DIRECTION:
Extract each line of the data below exactly as written.
- - - - - - -
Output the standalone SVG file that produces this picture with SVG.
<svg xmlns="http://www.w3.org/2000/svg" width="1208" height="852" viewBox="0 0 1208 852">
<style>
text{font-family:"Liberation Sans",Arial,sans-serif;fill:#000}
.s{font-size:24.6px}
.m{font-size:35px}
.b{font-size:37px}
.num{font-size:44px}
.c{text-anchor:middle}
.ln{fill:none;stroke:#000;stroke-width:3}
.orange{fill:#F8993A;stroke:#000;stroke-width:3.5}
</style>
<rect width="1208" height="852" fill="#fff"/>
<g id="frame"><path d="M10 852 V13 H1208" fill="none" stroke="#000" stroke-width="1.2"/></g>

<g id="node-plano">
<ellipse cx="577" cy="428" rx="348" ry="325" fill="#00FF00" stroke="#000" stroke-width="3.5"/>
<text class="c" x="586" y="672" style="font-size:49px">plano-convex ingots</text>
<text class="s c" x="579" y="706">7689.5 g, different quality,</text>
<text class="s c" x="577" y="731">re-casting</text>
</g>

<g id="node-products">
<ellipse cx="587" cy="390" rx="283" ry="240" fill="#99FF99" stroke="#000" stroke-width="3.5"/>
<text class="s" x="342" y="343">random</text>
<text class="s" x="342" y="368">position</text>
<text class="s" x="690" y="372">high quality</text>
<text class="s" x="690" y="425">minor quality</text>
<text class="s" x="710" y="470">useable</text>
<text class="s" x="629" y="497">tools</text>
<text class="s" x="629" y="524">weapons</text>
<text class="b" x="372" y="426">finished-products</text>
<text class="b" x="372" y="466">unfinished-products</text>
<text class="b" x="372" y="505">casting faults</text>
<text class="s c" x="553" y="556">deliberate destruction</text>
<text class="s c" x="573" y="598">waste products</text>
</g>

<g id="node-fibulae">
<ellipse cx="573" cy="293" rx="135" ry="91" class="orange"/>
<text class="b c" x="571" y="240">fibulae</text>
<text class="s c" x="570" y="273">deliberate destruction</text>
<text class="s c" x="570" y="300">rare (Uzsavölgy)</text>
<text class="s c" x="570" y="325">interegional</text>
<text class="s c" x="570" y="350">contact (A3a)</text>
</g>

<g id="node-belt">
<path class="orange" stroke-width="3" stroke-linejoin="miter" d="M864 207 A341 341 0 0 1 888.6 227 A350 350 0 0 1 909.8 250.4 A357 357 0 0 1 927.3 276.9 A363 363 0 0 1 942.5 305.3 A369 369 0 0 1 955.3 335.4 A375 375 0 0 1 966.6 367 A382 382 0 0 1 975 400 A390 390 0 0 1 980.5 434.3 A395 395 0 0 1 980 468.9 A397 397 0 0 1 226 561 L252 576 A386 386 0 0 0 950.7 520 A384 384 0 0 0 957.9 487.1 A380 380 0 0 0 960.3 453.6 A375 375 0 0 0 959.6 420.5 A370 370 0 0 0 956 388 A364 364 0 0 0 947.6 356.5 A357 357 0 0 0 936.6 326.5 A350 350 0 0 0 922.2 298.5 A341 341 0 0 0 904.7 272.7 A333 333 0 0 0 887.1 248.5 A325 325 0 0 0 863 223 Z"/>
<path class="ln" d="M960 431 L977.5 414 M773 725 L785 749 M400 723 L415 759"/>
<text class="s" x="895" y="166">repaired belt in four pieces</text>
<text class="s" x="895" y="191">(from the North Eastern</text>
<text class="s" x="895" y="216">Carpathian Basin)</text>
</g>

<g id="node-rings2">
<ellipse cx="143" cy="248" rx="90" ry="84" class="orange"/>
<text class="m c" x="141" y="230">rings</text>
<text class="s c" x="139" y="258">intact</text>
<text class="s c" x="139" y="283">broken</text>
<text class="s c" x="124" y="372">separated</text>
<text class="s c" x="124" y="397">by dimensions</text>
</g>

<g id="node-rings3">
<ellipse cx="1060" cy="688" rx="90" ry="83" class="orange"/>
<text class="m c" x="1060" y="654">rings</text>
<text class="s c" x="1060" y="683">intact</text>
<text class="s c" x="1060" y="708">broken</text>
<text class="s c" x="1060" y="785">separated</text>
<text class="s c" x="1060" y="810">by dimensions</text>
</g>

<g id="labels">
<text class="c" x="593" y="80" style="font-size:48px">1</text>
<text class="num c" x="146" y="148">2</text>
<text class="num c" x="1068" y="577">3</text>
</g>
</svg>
- - - - - - -
FULL OUTPUT:
Output the standalone SVG file that produces this picture with SVG.
<svg xmlns="http://www.w3.org/2000/svg" width="1208" height="852" viewBox="0 0 1208 852">
<style>
text{font-family:"Liberation Sans",Arial,sans-serif;fill:#000}
.s{font-size:24.6px}
.m{font-size:35px}
.b{font-size:37px}
.num{font-size:44px}
.c{text-anchor:middle}
.ln{fill:none;stroke:#000;stroke-width:3}
.orange{fill:#F8993A;stroke:#000;stroke-width:3.5}
</style>
<rect width="1208" height="852" fill="#fff"/>
<g id="frame"><path d="M10 852 V13 H1208" fill="none" stroke="#000" stroke-width="1.2"/></g>

<g id="node-plano">
<ellipse cx="577" cy="428" rx="348" ry="325" fill="#00FF00" stroke="#000" stroke-width="3.5"/>
<text class="c" x="586" y="672" style="font-size:49px">plano-convex ingots</text>
<text class="s c" x="579" y="706">7689.5 g, different quality,</text>
<text class="s c" x="577" y="731">re-casting</text>
</g>

<g id="node-products">
<ellipse cx="587" cy="390" rx="283" ry="240" fill="#99FF99" stroke="#000" stroke-width="3.5"/>
<text class="s" x="342" y="343">random</text>
<text class="s" x="342" y="368">position</text>
<text class="s" x="690" y="372">high quality</text>
<text class="s" x="690" y="425">minor quality</text>
<text class="s" x="710" y="470">useable</text>
<text class="s" x="629" y="497">tools</text>
<text class="s" x="629" y="524">weapons</text>
<text class="b" x="372" y="426">finished-products</text>
<text class="b" x="372" y="466">unfinished-products</text>
<text class="b" x="372" y="505">casting faults</text>
<text class="s c" x="553" y="556">deliberate destruction</text>
<text class="s c" x="573" y="598">waste products</text>
</g>

<g id="node-fibulae">
<ellipse cx="573" cy="293" rx="135" ry="91" class="orange"/>
<text class="b c" x="571" y="240">fibulae</text>
<text class="s c" x="570" y="273">deliberate destruction</text>
<text class="s c" x="570" y="300">rare (Uzsavölgy)</text>
<text class="s c" x="570" y="325">interegional</text>
<text class="s c" x="570" y="350">contact (A3a)</text>
</g>

<g id="node-belt">
<path class="orange" stroke-width="3" stroke-linejoin="miter" d="M864 207 A341 341 0 0 1 888.6 227 A350 350 0 0 1 909.8 250.4 A357 357 0 0 1 927.3 276.9 A363 363 0 0 1 942.5 305.3 A369 369 0 0 1 955.3 335.4 A375 375 0 0 1 966.6 367 A382 382 0 0 1 975 400 A390 390 0 0 1 980.5 434.3 A395 395 0 0 1 980 468.9 A397 397 0 0 1 226 561 L252 576 A386 386 0 0 0 950.7 520 A384 384 0 0 0 957.9 487.1 A380 380 0 0 0 960.3 453.6 A375 375 0 0 0 959.6 420.5 A370 370 0 0 0 956 388 A364 364 0 0 0 947.6 356.5 A357 357 0 0 0 936.6 326.5 A350 350 0 0 0 922.2 298.5 A341 341 0 0 0 904.7 272.7 A333 333 0 0 0 887.1 248.5 A325 325 0 0 0 863 223 Z"/>
<path class="ln" d="M960 431 L977.5 414 M773 725 L785 749 M400 723 L415 759"/>
<text class="s" x="895" y="166">repaired belt in four pieces</text>
<text class="s" x="895" y="191">(from the North Eastern</text>
<text class="s" x="895" y="216">Carpathian Basin)</text>
</g>

<g id="node-rings2">
<ellipse cx="143" cy="248" rx="90" ry="84" class="orange"/>
<text class="m c" x="141" y="230">rings</text>
<text class="s c" x="139" y="258">intact</text>
<text class="s c" x="139" y="283">broken</text>
<text class="s c" x="124" y="372">separated</text>
<text class="s c" x="124" y="397">by dimensions</text>
</g>

<g id="node-rings3">
<ellipse cx="1060" cy="688" rx="90" ry="83" class="orange"/>
<text class="m c" x="1060" y="654">rings</text>
<text class="s c" x="1060" y="683">intact</text>
<text class="s c" x="1060" y="708">broken</text>
<text class="s c" x="1060" y="785">separated</text>
<text class="s c" x="1060" y="810">by dimensions</text>
</g>

<g id="labels">
<text class="c" x="593" y="80" style="font-size:48px">1</text>
<text class="num c" x="146" y="148">2</text>
<text class="num c" x="1068" y="577">3</text>
</g>
</svg>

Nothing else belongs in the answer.